Stored data entries:

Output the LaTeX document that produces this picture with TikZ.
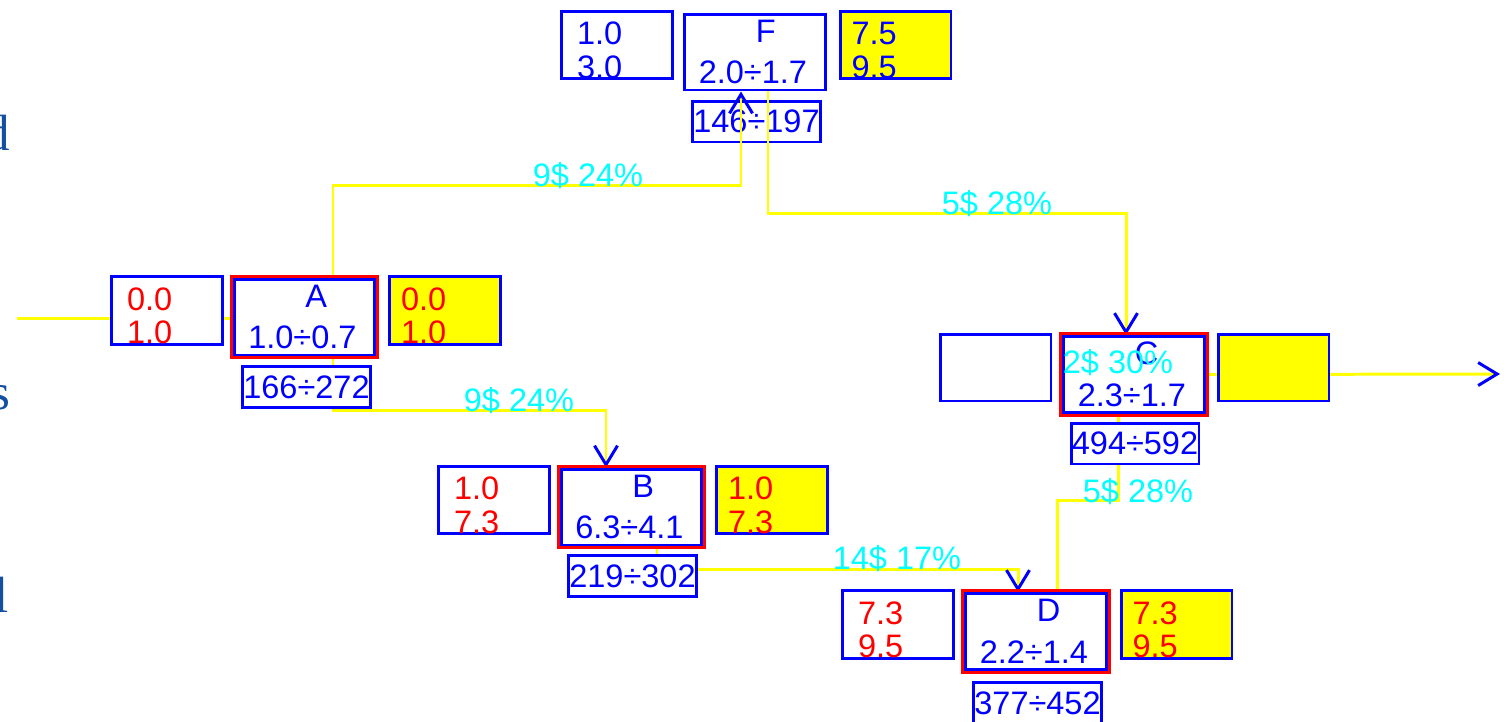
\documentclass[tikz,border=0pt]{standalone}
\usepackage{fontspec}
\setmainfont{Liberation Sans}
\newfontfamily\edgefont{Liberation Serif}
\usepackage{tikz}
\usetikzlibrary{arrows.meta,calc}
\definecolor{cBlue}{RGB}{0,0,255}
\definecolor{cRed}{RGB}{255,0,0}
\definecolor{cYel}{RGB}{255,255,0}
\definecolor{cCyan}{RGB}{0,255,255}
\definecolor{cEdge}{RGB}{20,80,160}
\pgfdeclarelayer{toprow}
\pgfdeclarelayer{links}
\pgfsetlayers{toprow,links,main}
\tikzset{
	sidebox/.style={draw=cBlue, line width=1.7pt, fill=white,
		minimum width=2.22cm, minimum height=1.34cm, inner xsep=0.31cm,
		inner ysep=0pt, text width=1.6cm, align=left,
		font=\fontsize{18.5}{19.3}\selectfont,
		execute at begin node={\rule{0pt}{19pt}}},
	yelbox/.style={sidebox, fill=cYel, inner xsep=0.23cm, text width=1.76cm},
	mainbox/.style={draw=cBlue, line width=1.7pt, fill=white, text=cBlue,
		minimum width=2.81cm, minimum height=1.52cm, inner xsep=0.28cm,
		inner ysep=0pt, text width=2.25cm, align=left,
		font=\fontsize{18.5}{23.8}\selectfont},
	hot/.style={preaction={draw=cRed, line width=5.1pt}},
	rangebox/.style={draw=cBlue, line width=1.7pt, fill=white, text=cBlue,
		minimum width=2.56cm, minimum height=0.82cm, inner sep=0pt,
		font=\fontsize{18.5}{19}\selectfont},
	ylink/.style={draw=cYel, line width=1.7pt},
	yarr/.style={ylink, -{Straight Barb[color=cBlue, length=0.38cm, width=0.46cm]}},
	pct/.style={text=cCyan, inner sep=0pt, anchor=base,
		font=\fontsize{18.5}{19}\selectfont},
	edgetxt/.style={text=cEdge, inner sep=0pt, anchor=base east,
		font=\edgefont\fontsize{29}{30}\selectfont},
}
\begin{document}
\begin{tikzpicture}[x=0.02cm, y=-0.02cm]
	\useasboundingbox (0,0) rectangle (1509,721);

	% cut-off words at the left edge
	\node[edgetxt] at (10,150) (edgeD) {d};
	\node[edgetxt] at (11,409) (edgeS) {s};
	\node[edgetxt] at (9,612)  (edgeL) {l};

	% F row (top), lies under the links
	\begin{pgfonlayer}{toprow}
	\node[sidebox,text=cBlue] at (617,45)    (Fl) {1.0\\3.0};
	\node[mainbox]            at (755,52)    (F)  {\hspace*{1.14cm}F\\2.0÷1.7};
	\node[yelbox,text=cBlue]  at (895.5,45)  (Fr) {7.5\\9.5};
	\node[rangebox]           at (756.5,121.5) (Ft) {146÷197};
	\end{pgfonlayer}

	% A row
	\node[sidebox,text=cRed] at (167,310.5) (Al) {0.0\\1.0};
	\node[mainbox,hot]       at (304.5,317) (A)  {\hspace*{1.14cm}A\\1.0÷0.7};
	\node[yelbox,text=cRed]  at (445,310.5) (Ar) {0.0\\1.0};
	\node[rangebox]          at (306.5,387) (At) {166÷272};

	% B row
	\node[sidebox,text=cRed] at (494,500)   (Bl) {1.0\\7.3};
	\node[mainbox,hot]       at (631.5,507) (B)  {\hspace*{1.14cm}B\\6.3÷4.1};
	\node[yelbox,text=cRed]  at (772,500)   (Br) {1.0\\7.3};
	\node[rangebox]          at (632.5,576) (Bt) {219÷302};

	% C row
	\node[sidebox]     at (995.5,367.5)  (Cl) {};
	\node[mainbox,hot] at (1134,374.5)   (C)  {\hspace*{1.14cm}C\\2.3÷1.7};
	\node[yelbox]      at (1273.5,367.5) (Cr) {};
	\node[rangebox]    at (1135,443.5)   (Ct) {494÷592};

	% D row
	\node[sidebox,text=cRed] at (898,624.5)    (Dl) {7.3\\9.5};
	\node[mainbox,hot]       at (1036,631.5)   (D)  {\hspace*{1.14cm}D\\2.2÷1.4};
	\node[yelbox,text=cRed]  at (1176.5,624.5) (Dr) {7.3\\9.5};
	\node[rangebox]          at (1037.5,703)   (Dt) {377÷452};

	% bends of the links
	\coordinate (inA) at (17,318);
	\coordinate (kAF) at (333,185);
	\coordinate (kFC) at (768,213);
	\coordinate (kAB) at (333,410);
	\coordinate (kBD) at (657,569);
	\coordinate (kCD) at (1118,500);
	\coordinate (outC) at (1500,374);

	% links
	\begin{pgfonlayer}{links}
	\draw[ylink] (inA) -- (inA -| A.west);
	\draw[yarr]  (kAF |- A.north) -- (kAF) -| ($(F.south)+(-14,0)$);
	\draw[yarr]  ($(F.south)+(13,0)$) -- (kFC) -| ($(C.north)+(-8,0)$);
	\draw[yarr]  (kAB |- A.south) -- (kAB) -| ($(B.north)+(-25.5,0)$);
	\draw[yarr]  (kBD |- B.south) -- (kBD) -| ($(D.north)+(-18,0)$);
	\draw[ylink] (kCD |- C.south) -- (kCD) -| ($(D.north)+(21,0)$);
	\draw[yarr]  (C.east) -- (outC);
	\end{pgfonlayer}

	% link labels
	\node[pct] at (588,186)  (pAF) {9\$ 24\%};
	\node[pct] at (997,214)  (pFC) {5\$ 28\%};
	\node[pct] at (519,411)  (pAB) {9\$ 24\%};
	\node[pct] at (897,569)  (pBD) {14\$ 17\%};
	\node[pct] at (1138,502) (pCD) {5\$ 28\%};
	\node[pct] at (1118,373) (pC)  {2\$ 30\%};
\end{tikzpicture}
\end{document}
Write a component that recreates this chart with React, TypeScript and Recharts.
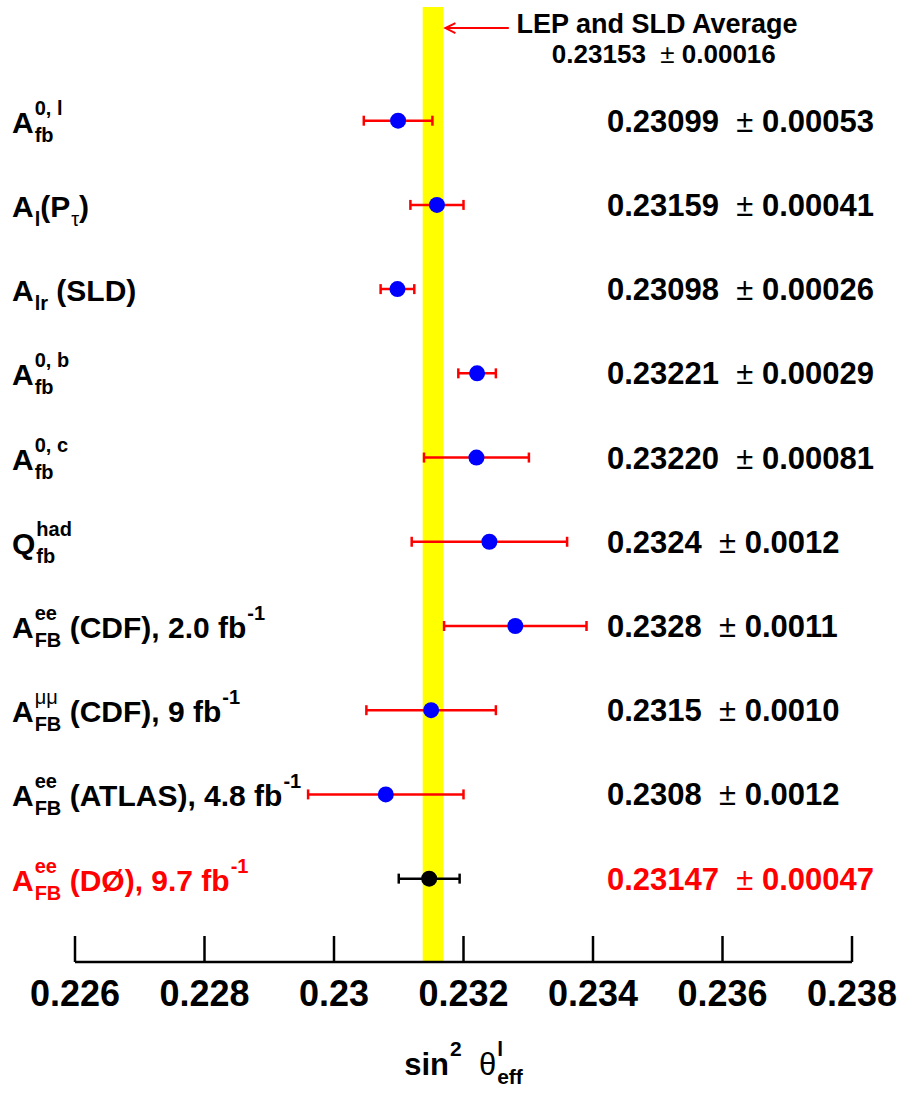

● EXERCISE OBJECTIVE
Copy the whole listing above word for word but do not carry over the pictures.

● FINISHED ANSWER
Output the LaTeX document that produces this picture with TikZ.
\documentclass[tikz,border=0pt]{standalone}
\usepackage{fontspec}
\setmainfont{Liberation Sans}
\newfontfamily\edgefont{Liberation Serif}
\usepackage{tikz}
\usetikzlibrary{arrows.meta,calc}
\definecolor{cBlue}{RGB}{0,0,255}
\definecolor{cRed}{RGB}{255,0,0}
\definecolor{cYel}{RGB}{255,255,0}
\definecolor{cCyan}{RGB}{0,255,255}
\definecolor{cEdge}{RGB}{20,80,160}
\pgfdeclarelayer{toprow}
\pgfdeclarelayer{links}
\pgfsetlayers{toprow,links,main}
\tikzset{
	sidebox/.style={draw=cBlue, line width=1.7pt, fill=white,
		minimum width=2.22cm, minimum height=1.34cm, inner xsep=0.31cm,
		inner ysep=0pt, text width=1.6cm, align=left,
		font=\fontsize{18.5}{19.3}\selectfont,
		execute at begin node={\rule{0pt}{19pt}}},
	yelbox/.style={sidebox, fill=cYel, inner xsep=0.23cm, text width=1.76cm},
	mainbox/.style={draw=cBlue, line width=1.7pt, fill=white, text=cBlue,
		minimum width=2.81cm, minimum height=1.52cm, inner xsep=0.28cm,
		inner ysep=0pt, text width=2.25cm, align=left,
		font=\fontsize{18.5}{23.8}\selectfont},
	hot/.style={preaction={draw=cRed, line width=5.1pt}},
	rangebox/.style={draw=cBlue, line width=1.7pt, fill=white, text=cBlue,
		minimum width=2.56cm, minimum height=0.82cm, inner sep=0pt,
		font=\fontsize{18.5}{19}\selectfont},
	ylink/.style={draw=cYel, line width=1.7pt},
	yarr/.style={ylink, -{Straight Barb[color=cBlue, length=0.38cm, width=0.46cm]}},
	pct/.style={text=cCyan, inner sep=0pt, anchor=base,
		font=\fontsize{18.5}{19}\selectfont},
	edgetxt/.style={text=cEdge, inner sep=0pt, anchor=base east,
		font=\edgefont\fontsize{29}{30}\selectfont},
}
\begin{document}
\begin{tikzpicture}[x=0.02cm, y=-0.02cm]
	\useasboundingbox (0,0) rectangle (1509,721);

	% cut-off words at the left edge
	\node[edgetxt] at (10,150) (edgeD) {d};
	\node[edgetxt] at (11,409) (edgeS) {s};
	\node[edgetxt] at (9,612)  (edgeL) {l};

	% F row (top), lies under the links
	\begin{pgfonlayer}{toprow}
	\node[sidebox,text=cBlue] at (617,45)    (Fl) {1.0\\3.0};
	\node[mainbox]            at (755,52)    (F)  {\hspace*{1.14cm}F\\2.0÷1.7};
	\node[yelbox,text=cBlue]  at (895.5,45)  (Fr) {7.5\\9.5};
	\node[rangebox]           at (756.5,121.5) (Ft) {146÷197};
	\end{pgfonlayer}

	% A row
	\node[sidebox,text=cRed] at (167,310.5) (Al) {0.0\\1.0};
	\node[mainbox,hot]       at (304.5,317) (A)  {\hspace*{1.14cm}A\\1.0÷0.7};
	\node[yelbox,text=cRed]  at (445,310.5) (Ar) {0.0\\1.0};
	\node[rangebox]          at (306.5,387) (At) {166÷272};

	% B row
	\node[sidebox,text=cRed] at (494,500)   (Bl) {1.0\\7.3};
	\node[mainbox,hot]       at (631.5,507) (B)  {\hspace*{1.14cm}B\\6.3÷4.1};
	\node[yelbox,text=cRed]  at (772,500)   (Br) {1.0\\7.3};
	\node[rangebox]          at (632.5,576) (Bt) {219÷302};

	% C row
	\node[sidebox]     at (995.5,367.5)  (Cl) {};
	\node[mainbox,hot] at (1134,374.5)   (C)  {\hspace*{1.14cm}C\\2.3÷1.7};
	\node[yelbox]      at (1273.5,367.5) (Cr) {};
	\node[rangebox]    at (1135,443.5)   (Ct) {494÷592};

	% D row
	\node[sidebox,text=cRed] at (898,624.5)    (Dl) {7.3\\9.5};
	\node[mainbox,hot]       at (1036,631.5)   (D)  {\hspace*{1.14cm}D\\2.2÷1.4};
	\node[yelbox,text=cRed]  at (1176.5,624.5) (Dr) {7.3\\9.5};
	\node[rangebox]          at (1037.5,703)   (Dt) {377÷452};

	% bends of the links
	\coordinate (inA) at (17,318);
	\coordinate (kAF) at (333,185);
	\coordinate (kFC) at (768,213);
	\coordinate (kAB) at (333,410);
	\coordinate (kBD) at (657,569);
	\coordinate (kCD) at (1118,500);
	\coordinate (outC) at (1500,374);

	% links
	\begin{pgfonlayer}{links}
	\draw[ylink] (inA) -- (inA -| A.west);
	\draw[yarr]  (kAF |- A.north) -- (kAF) -| ($(F.south)+(-14,0)$);
	\draw[yarr]  ($(F.south)+(13,0)$) -- (kFC) -| ($(C.north)+(-8,0)$);
	\draw[yarr]  (kAB |- A.south) -- (kAB) -| ($(B.north)+(-25.5,0)$);
	\draw[yarr]  (kBD |- B.south) -- (kBD) -| ($(D.north)+(-18,0)$);
	\draw[ylink] (kCD |- C.south) -- (kCD) -| ($(D.north)+(21,0)$);
	\draw[yarr]  (C.east) -- (outC);
	\end{pgfonlayer}

	% link labels
	\node[pct] at (588,186)  (pAF) {9\$ 24\%};
	\node[pct] at (997,214)  (pFC) {5\$ 28\%};
	\node[pct] at (519,411)  (pAB) {9\$ 24\%};
	\node[pct] at (897,569)  (pBD) {14\$ 17\%};
	\node[pct] at (1138,502) (pCD) {5\$ 28\%};
	\node[pct] at (1118,373) (pC)  {2\$ 30\%};
\end{tikzpicture}
\end{document}
Write a component that recreates this chart with React, TypeScript and Recharts.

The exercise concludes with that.